Bairstow then went into full-on strop mode when questioned on what technical changes he had made to improve his keeping.
“I’ve done about 15 sessions with Bruce French [England’s wicketkeeping coach] since we’ve been back from South Africa,” he said. “On that tour, everyone spoke about this thing – left-hand movement with your left foot.
“If you’d like to give me an explanation of what you think that was, I’d love to know about it because there’s a lot of things people talk about that I’d love to know about because obviously they’ve kept wicket for however many years and know all the technicalities of it. If people want to go into the intricacies of keeping wicket, I think it would be quite interesting.”
Surprisingly, nobody took Bairstow up on the offer. However, one person he did chat to about the intricacies of keeping – Mark Boucher – may hold the key to his improvement over the past year or so.
Boucher, who played 147 Tests and holds the record for most dismissals by a wicketkeeper with 555, was approached by the Yorkshireman during that Centurion Test in January last year.
Boucher, who retired after sustaining an eye injury on South Africa’s last tour of England in 2012, said: “He said he needed to learn the art of his trade and hence the chat with me.

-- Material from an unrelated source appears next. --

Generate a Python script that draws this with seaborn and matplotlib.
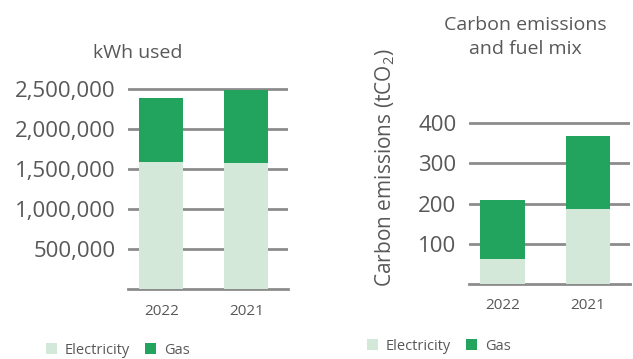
import matplotlib
matplotlib.use("Agg")
import matplotlib.pyplot as plt
from matplotlib.patches import Patch
import seaborn as sns
import pandas as pd

years = ["2022", "2021"]
kwh_electricity = [1590000, 1575000]
kwh_gas = [800000, 920000]
co2_electricity = [62, 186]
co2_gas = [147, 183]
kwh_ticks = [500000, 1000000, 1500000, 2000000, 2500000]
co2_ticks = [100, 200, 300, 400]

LIGHT = "#d4e8da"
DARK = "#22a35e"
GRID = "#8c8c8c"
TEXT = "#585858"

sns.set_theme(style="white")
plt.rcParams["font.family"] = ["Open Sans", "DejaVu Sans"]
plt.rcParams["mathtext.default"] = "regular"

fig = plt.figure(figsize=(6.33, 3.59), dpi=100)
W, H = 633, 359


def axes_px(x0, x1, ybot, ytop):
    return fig.add_axes([x0 / W, 1 - ybot / H, (x1 - x0) / W, (ybot - ytop) / H])


def stacked(ax, elec, gas, ticks, ymax, tickfmt):
    df = pd.DataFrame({"year": years, "elec": elec,
                       "total": [e + g for e, g in zip(elec, gas)]})
    sns.barplot(data=df, x="year", y="total", color=DARK, width=0.52,
                saturation=1, ax=ax, zorder=2, edgecolor="none", linewidth=0)
    sns.barplot(data=df, x="year", y="elec", color=LIGHT, width=0.52,
                saturation=1, ax=ax, zorder=3, edgecolor="none", linewidth=0)
    ax.set_xlim(-0.39, 1.49)
    ax.set_ylim(0, ymax)
    ax.set_yticks(ticks)
    ax.set_yticklabels([tickfmt(t) for t in ticks])
    ax.set_axisbelow(True)
    ax.yaxis.grid(True, color=GRID, linewidth=2)
    ax.xaxis.grid(False)
    for s in ["top", "right", "left"]:
        ax.spines[s].set_visible(False)
    ax.spines["bottom"].set_color(GRID)
    ax.spines["bottom"].set_linewidth(2)
    ax.set_xlabel("")
    ax.set_ylabel("")
    ax.tick_params(axis="y", length=0, pad=9, labelsize=16, labelcolor=TEXT)
    ax.tick_params(axis="x", length=0, pad=10.5, labelsize=11, labelcolor=TEXT)
    ax.patch.set_alpha(0)


# Left chart: kWh used
ax1 = axes_px(128, 288, 289, 85.3)
stacked(ax1, kwh_electricity, kwh_gas, kwh_ticks, 2550000, lambda t: f"{t:,}")
fig.text(138 / W, 1 - 53 / H, "kWh used", ha="center", va="center",
         fontsize=14, color=TEXT)

# Right chart: carbon emissions
ax2 = axes_px(469, 630, 283.7, 119.3)
stacked(ax2, co2_electricity, co2_gas, co2_ticks, 410, lambda t: f"{t}")
fig.text(525 / W, 1 - 37 / H, "Carbon emissions\nand fuel mix", ha="center",
         va="center", fontsize=14, color=TEXT, linespacing=1.45)
fig.text(385 / W, 1 - 168 / H, "Carbon emissions (tCO$_2$)", ha="center",
         va="center", rotation=90, fontsize=15, color=TEXT)

handles = [Patch(facecolor=LIGHT, edgecolor="none", label="Electricity"),
           Patch(facecolor=DARK, edgecolor="none", label="Gas")]
for lx, ly in [(46, 350), (367, 346)]:
    leg = fig.legend(handles=handles, loc="center left",
                     bbox_to_anchor=(lx / W, 1 - ly / H), ncol=2,
                     frameon=False, fontsize=10.5, borderpad=0,
                     borderaxespad=0, handlelength=0.76, handleheight=0.76,
                     handletextpad=0.55, columnspacing=1.0)
    for t in leg.get_texts():
        t.set_color(TEXT)

fig.savefig("out.png", dpi=100)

“It shows a good character who understands he is still learning, which is a fantastic trait.
“The signs are there, stick with him, a little bit of nurturing and he could be one of the greats.”
That nurturing by French, who was also integral in Prior’s improvements after a difficult start to his international career, has worked wonders these past few months.
If Bairstow can keep up the consistency that has seen him establish himself as his country’s undoubted number-one Test keeper, then Boucher’s prediction may well come true.